DIRECTIVE ->
Pull every line that holds the word "this" from the entries.

DATASET CONTENT ->

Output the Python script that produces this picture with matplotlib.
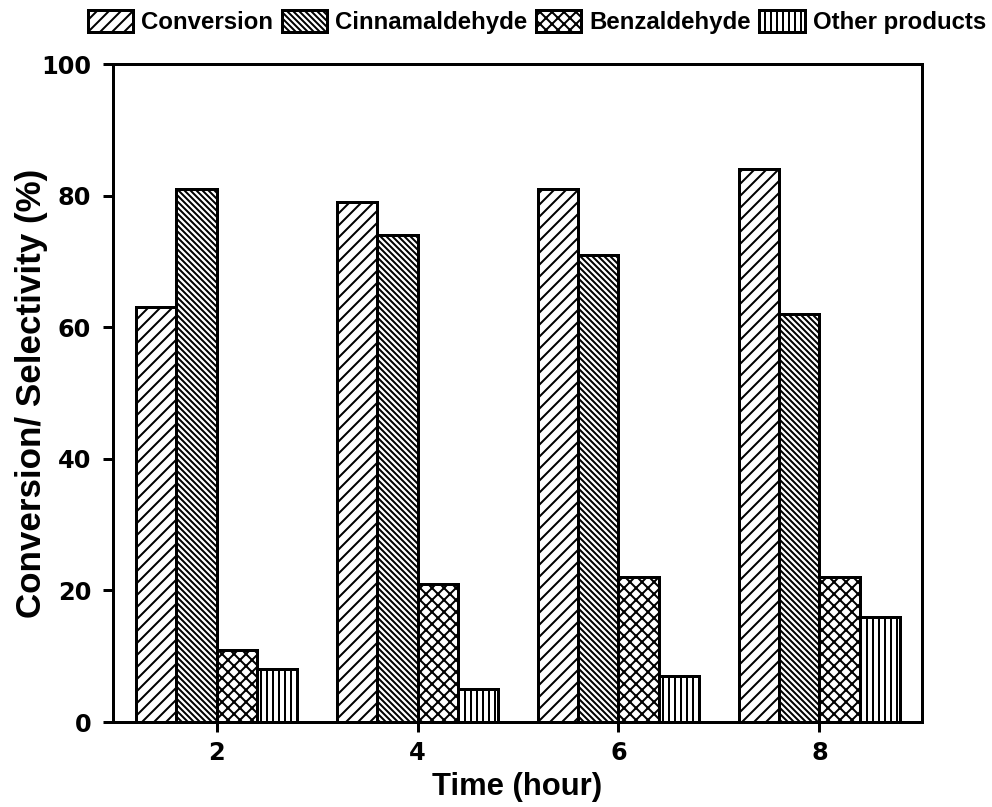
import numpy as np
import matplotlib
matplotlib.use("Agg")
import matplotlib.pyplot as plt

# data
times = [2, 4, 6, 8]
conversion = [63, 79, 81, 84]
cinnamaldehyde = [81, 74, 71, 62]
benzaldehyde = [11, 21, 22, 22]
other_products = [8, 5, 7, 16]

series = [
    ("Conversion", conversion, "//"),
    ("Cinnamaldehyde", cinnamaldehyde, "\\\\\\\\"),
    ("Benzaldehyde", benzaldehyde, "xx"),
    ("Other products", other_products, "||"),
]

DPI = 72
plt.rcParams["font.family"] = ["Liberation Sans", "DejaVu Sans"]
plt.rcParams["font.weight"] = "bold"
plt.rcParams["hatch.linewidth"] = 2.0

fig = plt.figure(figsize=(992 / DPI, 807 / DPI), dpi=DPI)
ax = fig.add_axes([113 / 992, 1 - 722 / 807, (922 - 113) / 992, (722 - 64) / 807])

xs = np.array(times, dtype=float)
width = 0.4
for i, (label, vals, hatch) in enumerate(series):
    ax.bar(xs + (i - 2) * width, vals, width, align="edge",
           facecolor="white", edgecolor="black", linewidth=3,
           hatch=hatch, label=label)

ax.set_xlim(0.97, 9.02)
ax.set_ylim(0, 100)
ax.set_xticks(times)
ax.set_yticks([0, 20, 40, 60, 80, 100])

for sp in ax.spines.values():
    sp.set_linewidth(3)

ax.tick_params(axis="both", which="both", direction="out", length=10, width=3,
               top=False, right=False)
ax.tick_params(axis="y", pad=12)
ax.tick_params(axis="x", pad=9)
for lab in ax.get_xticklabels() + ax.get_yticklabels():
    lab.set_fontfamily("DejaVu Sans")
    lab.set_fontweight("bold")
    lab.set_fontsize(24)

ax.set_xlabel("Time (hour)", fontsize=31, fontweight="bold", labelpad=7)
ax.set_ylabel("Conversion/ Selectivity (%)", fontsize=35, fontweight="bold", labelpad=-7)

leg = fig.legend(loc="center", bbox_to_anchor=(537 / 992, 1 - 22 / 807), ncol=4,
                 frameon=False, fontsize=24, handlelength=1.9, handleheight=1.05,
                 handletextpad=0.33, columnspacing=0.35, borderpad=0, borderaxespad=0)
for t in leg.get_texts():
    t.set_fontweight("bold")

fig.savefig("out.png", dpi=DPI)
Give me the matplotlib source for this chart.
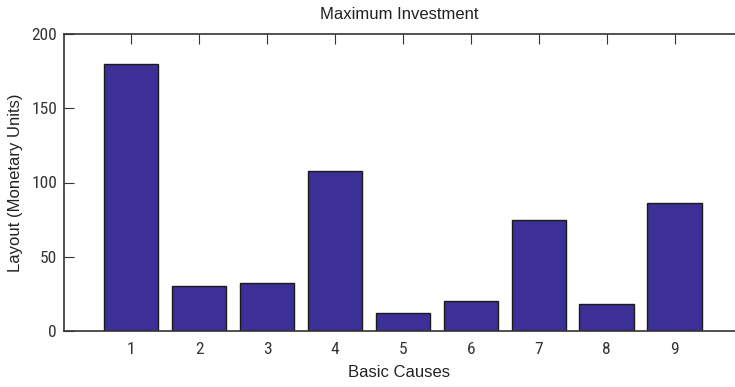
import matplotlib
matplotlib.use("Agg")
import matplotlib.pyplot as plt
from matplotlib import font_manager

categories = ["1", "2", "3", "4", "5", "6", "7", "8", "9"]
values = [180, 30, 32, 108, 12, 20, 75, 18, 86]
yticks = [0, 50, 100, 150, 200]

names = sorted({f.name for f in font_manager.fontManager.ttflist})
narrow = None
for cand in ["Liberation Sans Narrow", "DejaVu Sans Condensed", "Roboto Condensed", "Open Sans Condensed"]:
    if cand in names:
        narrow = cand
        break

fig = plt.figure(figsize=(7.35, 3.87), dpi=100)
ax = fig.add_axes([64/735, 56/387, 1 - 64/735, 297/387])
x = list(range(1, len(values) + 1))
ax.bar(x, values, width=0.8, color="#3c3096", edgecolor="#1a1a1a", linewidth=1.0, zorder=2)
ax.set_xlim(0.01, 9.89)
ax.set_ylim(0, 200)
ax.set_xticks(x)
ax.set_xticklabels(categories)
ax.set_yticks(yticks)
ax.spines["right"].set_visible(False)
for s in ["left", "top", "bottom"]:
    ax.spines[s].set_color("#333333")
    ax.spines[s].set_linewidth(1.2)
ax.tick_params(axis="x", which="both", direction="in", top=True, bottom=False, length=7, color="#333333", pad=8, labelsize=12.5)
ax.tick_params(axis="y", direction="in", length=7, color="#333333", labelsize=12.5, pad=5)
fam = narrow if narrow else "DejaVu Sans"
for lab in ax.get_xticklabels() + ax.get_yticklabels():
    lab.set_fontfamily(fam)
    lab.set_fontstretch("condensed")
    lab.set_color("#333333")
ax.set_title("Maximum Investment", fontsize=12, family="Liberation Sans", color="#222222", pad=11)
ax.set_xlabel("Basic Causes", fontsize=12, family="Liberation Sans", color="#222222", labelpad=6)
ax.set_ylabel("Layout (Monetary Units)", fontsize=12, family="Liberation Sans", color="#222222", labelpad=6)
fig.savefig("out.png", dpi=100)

REPLY TO THE EXERCISE ->
Output the Python script that produces this picture with matplotlib.
Give me the matplotlib source for this chart.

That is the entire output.